Однако была и еще одна причина, которая, несомненно, объясняет все остальное: как и в Эскоте и Брайтоне, Уинстон не перестает упрашивать родителей приехать его повидать. Многие годы он пишет им трогательные письма, заранее планирует их приезды, готовит пантомимы, концерты, номера с фокусами, выставки рисунков, играет в театральных постановках и участвует в спортивных состязаниях – все в надежде заинтересовать их, и почти всегда тщетно. За два года учебы в Эскоте мать навещала его дважды, что намного чаще, чем отец. За четыре года в Брайтоне она приезжала четыре раза, а отец – всего один, и хотя дважды проезжал через Брайтон в ходе предвыборных кампаний, но так и не нашел времени повидать сына… В Хэрроу, который был от Лондона всего в получасе езды на поезде, мать виделась с ним шесть раз за четыре с половиной года, а отец приехал один-единственный раз – по срочному вызову директора колледжа! Случалось также, что мать обещала его навестить, а потом меняла свои планы, не предупредив, и Уинстон дни напролет напрасно ждал ее приезда… Когда он возвращался домой на каникулы, то чаще всего ему сообщали, что батюшка изволили-с уехать за границу или колесят-с по стране в ходе избирательной кампании, а матушка гостит у друзей, и хорошо еще, если те не оказывались где-нибудь в Дублине или Париже. Утешить его могли только вернейшая из верных миссис Эверест и младший брат Джек[11], который также отнюдь не был избалован родительской лаской. Последнее обстоятельство хотя бы избавило Уинстона от мук ревности. Мысль о том, что подобное катастрофическое пренебрежение могло тем или иным образом сказаться на психологическом развитии или успеваемости их сына, по всей видимости, никогда не посещала лорда и леди Черчилль. Не от их ли безразличия возник «black dog» – периоды черной меланхолии и депрессии, от которых Уинстон страдал всю свою жизнь? И хотя такое отношение было практически семейной традицией Спенсеров Черчиллей, легче от сознания преемственности поколений не становилось.
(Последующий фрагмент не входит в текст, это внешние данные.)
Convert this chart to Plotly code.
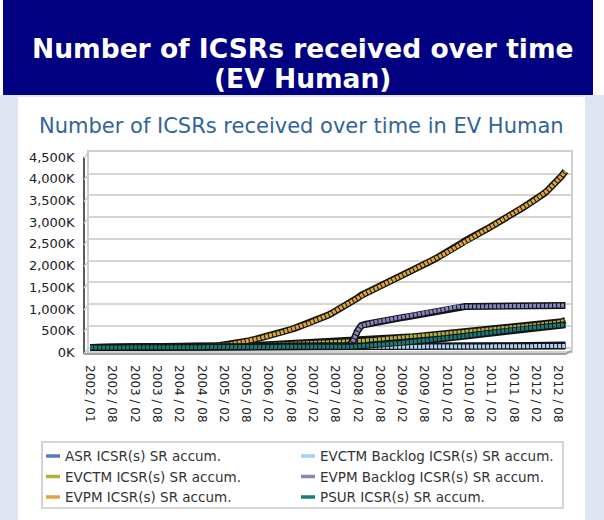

Вернувшись из Ирландии, лорд Рэндолф с головой ушел в бурлящий водоворот политики. Парадоксально, но именно поражение консерваторов на выборах и возвращение в правительство Гладстона в 1880 г. выдвинули Рэндолфа Черчилля на передний план. Пока его партия оставалась у власти, этого кипучего молодого человека держали на расстоянии, особенно после рокового дела Эйлесфорда. Но как только партия консерваторов была изгнана из правительства и Дизраэли покинул палату лордов, острослов и эрудит Рэндолф, отличавшийся к тому же феноменальной памятью, занял скамью оппозиции и бесспорно проявил талант. Его поддерживали всего лишь три настоящих соратника: дипломат Генри Драммонд Вольф, адвокат Джон Горст и молодой Артур Бальфур, племянник лорда Солсбери. Эту великолепную четверку с некоторой долей преувеличения окрестят «четвертой партией»[12]. Но как подметил А. Л. Роуз: «Если их и было всего четверо, то шуму они делали за все сорок, а времени занимали, как сто сорок…»

Самым красноречивым, самым энергичным и гибким до оппортунизма был, без сомнения, Рэндолф Спенсер Черчилль. Он прежде других сообразил, что стоявшей на грани распада партии консерваторов следует пойти в народ, обратиться к массе городских буржуа, которым только что предоставили право голоса, и даже к фермерам, которым это право также не замедлят даровать. «Старая гвардия» его партии напрасно высмеивала эту «демократию в стиле тори» и лозунг, придуманный самим инициатором кампании: «Доверься народу, и народ доверится тебе»; последующие события (и избиратели) подтвердили правоту лорда Рэндолфа.